Italiano: Stemma di Monsignor Giampaolo Crepaldi, arcivescovo cattolico italiano
Secondo la tradizione araldica ecclesiastica, lo stemma di un Arcivescovo è tradizionalmente composto da:
- uno scudo, che può avere varie forme (sempre riconducibile a fattezze di scudo araldico) e contiene dei simbolismi tratti da idealità personali, da particolari devozioni o da tradizioni familiari, oppure da riferimenti al proprio nome, all’ambiente di vita, o ad altro;
- una croce doppia, arcivescovile (detta anche “patriarcale”) con due bracci traversi all’asta, in oro, posta in palo, ovvero verticalmente dietro lo scudo;
- un cappello prelatizio (galero), con cordoni a venti fiocchi, pendenti, dieci per ciascun lato (ordinati, dall’alto in basso, in 1.2.3.4), il tutto di colore verde;
- un cartiglio inferiore recante il motto scritto abitualmente in nero.
Nel nostro caso si è scelto uno scudo di foggia gotica, frequentemente usato nell’araldica ecclesiastica e una croce patriarcale “trifogliata” in oro, con cinque gemme rosse a simboleggiare le cinque piaghe di Cristo.
Descrizione araldica (blasonatura)
“Trinciato: nel 1° di rosso alla stella (8) d’oro; nel 2° dello stesso, alla rosa del primo; all’alabarda di San Sergio d’argento sulla partizione”
Il motto:
FRUCTUS IUSTITIAE IN PACE (Gc 3,18)
Il motto episcopale dell’Arcivescovo Crepaldi è tratto dalla Lettera di San Giacomo laddove l’Apostolo, nel proclamare le caratteristiche della Sapienza, afferma, inoltre, che “il frutto della giustizia è seminato nella pace per coloro che fanno opera di pace”. Queste parole costituiscono un chiaro e significativo riferimento al servizio reso da Mons. Crepaldi alla Santa Sede come Segretario del Pontificio Consiglio della Giustizia e della Pace.

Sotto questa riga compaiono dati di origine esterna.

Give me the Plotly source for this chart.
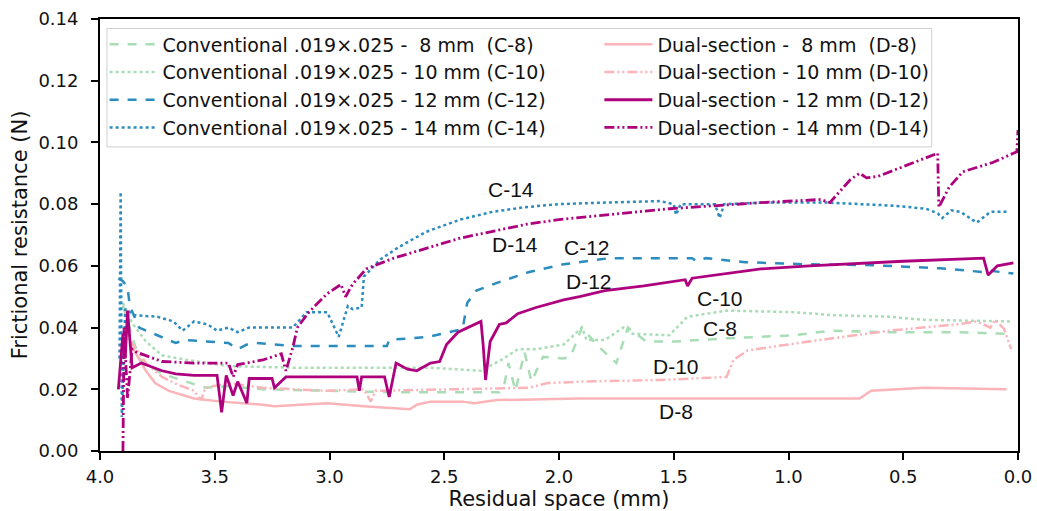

Interpretazione dello stemma
L’ornamento esterno caratterizzante lo stemma di un Arcivescovo, oltre ai venti fiocchi verdi pendenti ai due lati dello scudo, è la croce astile arcivescovile.
Tale croce, detta anche “patriarcale”, a due bracci traversi, identifica appunto la dignità arcivescovile: infatti, nel XV secolo, essa fu adottata dai Patriarchi e, poco dopo, dagli Arcivescovi. Alcuni studiosi ritengono che il primo braccio traverso, quello più corto, volesse richiamare il cartello con l’iscrizione “INRI”, posto sulla croce al momento della Crocifissione di Gesù.
Il rosso è il colore dell’amore e del sangue: l’amore intenso e assoluto del Padre che invia il Figlio a versare il proprio sangue per noi; l’oro, metallo più nobile, identifica la prima Virtù, la Fede; infatti è grazie alla Fede che possiamo comprendere appieno il messaggio d’amore e di pace che ci giunge dal Signore.
La stella è simbolo di Maria, Nostra Madre celeste, alla cui materna protezione il Vescovo affida il suo ministero.
La rosa costituisce riferimento alla città di origine dell’Arcivescovo, Rovigo, la “Città delle Rose”; infatti il nome latino della città, Rodigium, deriva dal greco rhòdon, ossia rosa.
L’alabarda d’argento è il simbolo di Trieste ed è conosciuta come “alabarda di San Sergio”; infatti la tradizione narra che San Sergio, co-patrono di Trieste assieme a San Giusto, prestasse servizio in gioventù come ufficiale al servizio dell’imperatore Diocleziano. Convertitosi al Cristianesimo, in prossimità del suo trasferimento in Siria e presagendo il suo prossimo martirio per aver abbracciato la nuova fede, promise ai triestini un segno che testimoniasse la sua morte imminente; dopo breve tempo, in concomitanza con la sua decapitazione, nella piazza centrale di Trieste cadde improvvisamente dal cielo una alabarda che venne gelosamente custodita dalla popolazione tergestina. Attualmente, tale prodigioso reperto, è tuttora conservato nel tesoro della Cattedrale di San Giusto e si dice che il ferro in cui è forgiata non arrugginisce mai e non tiene la doratura con cui più volte in passato si è tentato di ricoprirla.